What to do> Only the lines from the start of the data through the line with "const pairs = (xs: number[], ys: number[])" belong in the copy. Restate them word for word, minus the pictures.

------------------------

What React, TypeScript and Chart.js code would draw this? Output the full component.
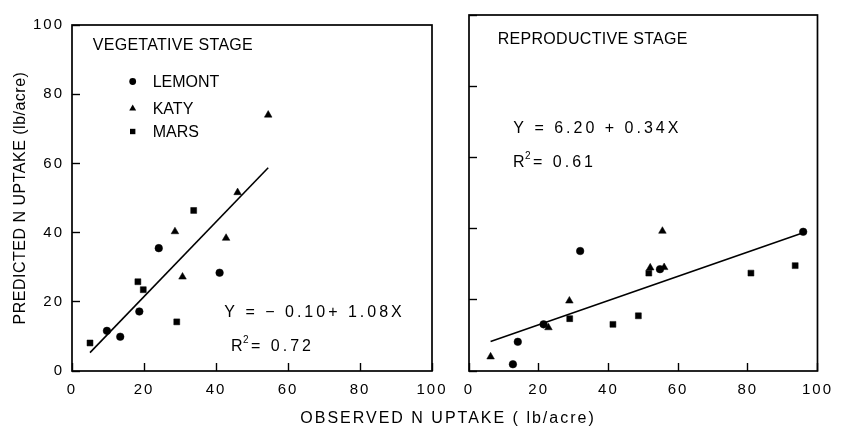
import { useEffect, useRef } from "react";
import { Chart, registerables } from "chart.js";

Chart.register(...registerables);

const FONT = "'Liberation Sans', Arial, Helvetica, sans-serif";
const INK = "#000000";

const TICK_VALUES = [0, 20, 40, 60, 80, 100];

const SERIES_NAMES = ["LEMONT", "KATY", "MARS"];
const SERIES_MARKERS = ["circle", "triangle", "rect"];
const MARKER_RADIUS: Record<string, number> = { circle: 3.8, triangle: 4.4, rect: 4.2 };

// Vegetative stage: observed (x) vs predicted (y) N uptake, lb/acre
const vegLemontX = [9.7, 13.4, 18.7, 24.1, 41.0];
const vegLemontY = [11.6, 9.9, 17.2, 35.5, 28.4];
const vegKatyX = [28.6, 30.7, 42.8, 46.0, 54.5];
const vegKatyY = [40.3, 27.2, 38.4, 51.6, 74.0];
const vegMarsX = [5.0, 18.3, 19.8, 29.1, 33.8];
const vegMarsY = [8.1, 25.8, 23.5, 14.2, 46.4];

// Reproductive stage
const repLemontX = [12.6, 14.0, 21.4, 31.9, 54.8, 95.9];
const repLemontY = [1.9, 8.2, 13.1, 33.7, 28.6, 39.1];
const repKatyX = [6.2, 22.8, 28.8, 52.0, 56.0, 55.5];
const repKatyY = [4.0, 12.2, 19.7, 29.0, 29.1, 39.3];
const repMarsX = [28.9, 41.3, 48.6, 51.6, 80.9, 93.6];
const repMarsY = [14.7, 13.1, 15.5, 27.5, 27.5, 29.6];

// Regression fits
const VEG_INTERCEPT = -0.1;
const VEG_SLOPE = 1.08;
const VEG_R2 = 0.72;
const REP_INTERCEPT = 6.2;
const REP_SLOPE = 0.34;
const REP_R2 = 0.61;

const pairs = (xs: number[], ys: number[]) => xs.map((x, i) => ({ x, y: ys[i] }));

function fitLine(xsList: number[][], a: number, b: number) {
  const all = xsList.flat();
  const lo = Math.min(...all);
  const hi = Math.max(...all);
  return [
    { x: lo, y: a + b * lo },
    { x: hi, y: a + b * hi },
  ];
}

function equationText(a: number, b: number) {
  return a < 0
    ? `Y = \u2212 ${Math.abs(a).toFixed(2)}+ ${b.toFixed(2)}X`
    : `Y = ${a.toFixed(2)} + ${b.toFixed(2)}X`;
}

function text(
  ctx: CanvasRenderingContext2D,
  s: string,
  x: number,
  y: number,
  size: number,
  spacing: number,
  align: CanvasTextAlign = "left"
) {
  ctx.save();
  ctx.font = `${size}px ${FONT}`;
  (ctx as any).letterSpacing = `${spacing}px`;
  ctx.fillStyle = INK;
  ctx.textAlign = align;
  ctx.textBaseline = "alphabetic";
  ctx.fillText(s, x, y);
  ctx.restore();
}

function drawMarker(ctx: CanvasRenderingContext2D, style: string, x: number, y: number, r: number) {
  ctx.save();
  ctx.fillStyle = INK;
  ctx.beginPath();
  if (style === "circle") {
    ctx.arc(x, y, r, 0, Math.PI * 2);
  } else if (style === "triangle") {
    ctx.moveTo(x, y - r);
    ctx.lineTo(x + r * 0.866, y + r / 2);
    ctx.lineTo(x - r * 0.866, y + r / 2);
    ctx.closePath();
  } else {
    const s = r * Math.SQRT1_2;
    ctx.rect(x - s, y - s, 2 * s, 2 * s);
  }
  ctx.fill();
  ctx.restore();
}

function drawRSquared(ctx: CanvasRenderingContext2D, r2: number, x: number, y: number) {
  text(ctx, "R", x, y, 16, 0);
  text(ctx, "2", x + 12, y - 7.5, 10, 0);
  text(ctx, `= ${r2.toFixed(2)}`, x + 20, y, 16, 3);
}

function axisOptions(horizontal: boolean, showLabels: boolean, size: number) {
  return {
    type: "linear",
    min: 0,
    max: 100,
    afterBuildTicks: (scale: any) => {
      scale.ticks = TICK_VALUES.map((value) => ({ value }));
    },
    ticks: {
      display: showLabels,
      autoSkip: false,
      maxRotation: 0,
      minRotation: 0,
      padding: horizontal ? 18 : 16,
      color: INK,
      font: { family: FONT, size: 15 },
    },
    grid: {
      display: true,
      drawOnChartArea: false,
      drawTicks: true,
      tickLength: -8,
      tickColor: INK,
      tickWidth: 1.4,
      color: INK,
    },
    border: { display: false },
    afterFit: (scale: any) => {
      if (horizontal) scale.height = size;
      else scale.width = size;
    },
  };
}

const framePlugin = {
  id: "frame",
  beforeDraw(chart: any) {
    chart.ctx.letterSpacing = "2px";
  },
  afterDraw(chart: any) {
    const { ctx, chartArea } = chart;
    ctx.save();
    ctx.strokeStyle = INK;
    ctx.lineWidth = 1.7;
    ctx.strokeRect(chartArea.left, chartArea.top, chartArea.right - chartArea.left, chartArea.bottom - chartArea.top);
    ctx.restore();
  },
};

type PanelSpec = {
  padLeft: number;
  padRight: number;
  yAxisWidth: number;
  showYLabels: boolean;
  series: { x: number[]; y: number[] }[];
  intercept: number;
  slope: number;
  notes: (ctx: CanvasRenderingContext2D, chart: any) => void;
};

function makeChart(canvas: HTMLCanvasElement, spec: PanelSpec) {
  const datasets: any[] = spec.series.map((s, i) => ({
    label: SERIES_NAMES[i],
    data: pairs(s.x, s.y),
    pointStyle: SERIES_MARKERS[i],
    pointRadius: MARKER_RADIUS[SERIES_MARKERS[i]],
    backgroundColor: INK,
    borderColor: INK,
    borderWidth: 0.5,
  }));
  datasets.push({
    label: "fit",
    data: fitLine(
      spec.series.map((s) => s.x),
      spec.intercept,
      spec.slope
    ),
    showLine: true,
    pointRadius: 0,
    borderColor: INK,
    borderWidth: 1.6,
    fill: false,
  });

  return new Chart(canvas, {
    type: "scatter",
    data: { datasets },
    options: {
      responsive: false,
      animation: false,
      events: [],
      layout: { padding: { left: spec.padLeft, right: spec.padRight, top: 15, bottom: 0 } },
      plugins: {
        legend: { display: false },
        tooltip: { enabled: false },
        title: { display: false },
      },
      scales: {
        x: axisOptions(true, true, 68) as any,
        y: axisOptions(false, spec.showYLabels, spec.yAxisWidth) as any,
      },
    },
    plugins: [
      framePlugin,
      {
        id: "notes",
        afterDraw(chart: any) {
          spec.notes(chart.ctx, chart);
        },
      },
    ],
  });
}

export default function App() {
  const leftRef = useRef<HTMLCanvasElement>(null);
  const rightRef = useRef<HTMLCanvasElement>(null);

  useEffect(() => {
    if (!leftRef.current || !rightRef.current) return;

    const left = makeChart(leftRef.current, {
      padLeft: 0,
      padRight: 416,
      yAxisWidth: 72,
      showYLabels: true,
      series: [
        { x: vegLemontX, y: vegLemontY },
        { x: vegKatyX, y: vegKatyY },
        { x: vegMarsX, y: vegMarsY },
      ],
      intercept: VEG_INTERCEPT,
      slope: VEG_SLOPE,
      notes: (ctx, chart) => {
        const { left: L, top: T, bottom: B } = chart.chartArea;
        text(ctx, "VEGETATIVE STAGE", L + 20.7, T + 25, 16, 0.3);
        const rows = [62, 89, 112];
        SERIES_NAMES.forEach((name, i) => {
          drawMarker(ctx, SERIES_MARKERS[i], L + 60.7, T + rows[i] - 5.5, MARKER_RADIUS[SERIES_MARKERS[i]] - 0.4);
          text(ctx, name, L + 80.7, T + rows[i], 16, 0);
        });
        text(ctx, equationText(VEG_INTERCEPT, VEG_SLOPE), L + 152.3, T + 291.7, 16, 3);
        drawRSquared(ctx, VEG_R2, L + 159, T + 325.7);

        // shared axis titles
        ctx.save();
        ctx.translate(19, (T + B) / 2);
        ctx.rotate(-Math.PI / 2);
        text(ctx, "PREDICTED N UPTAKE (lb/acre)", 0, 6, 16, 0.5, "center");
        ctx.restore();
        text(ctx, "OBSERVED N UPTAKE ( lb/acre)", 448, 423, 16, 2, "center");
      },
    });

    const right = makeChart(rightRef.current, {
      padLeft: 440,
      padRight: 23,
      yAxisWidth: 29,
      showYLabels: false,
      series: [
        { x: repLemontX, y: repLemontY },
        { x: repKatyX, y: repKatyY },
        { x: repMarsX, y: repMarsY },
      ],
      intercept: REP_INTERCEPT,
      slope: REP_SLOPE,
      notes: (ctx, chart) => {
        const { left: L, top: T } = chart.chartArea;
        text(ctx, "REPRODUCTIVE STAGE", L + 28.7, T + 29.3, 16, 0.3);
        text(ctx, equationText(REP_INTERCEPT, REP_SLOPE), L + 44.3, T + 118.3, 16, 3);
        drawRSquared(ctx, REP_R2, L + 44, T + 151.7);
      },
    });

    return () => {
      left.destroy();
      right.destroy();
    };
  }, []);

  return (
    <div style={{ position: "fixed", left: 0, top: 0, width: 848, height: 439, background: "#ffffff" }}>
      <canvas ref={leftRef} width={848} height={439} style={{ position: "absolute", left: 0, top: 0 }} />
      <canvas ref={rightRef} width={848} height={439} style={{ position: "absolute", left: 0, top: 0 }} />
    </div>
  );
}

------------------------

Response to the task>
What React, TypeScript and Chart.js code would draw this? Output the full component.
import { useEffect, useRef } from "react";
import { Chart, registerables } from "chart.js";

Chart.register(...registerables);

const FONT = "'Liberation Sans', Arial, Helvetica, sans-serif";
const INK = "#000000";

const TICK_VALUES = [0, 20, 40, 60, 80, 100];

const SERIES_NAMES = ["LEMONT", "KATY", "MARS"];
const SERIES_MARKERS = ["circle", "triangle", "rect"];
const MARKER_RADIUS: Record<string, number> = { circle: 3.8, triangle: 4.4, rect: 4.2 };

// Vegetative stage: observed (x) vs predicted (y) N uptake, lb/acre
const vegLemontX = [9.7, 13.4, 18.7, 24.1, 41.0];
const vegLemontY = [11.6, 9.9, 17.2, 35.5, 28.4];
const vegKatyX = [28.6, 30.7, 42.8, 46.0, 54.5];
const vegKatyY = [40.3, 27.2, 38.4, 51.6, 74.0];
const vegMarsX = [5.0, 18.3, 19.8, 29.1, 33.8];
const vegMarsY = [8.1, 25.8, 23.5, 14.2, 46.4];

// Reproductive stage
const repLemontX = [12.6, 14.0, 21.4, 31.9, 54.8, 95.9];
const repLemontY = [1.9, 8.2, 13.1, 33.7, 28.6, 39.1];
const repKatyX = [6.2, 22.8, 28.8, 52.0, 56.0, 55.5];
const repKatyY = [4.0, 12.2, 19.7, 29.0, 29.1, 39.3];
const repMarsX = [28.9, 41.3, 48.6, 51.6, 80.9, 93.6];
const repMarsY = [14.7, 13.1, 15.5, 27.5, 27.5, 29.6];

// Regression fits
const VEG_INTERCEPT = -0.1;
const VEG_SLOPE = 1.08;
const VEG_R2 = 0.72;
const REP_INTERCEPT = 6.2;
const REP_SLOPE = 0.34;
const REP_R2 = 0.61;

const pairs = (xs: number[], ys: number[]) => xs.map((x, i) => ({ x, y: ys[i] }));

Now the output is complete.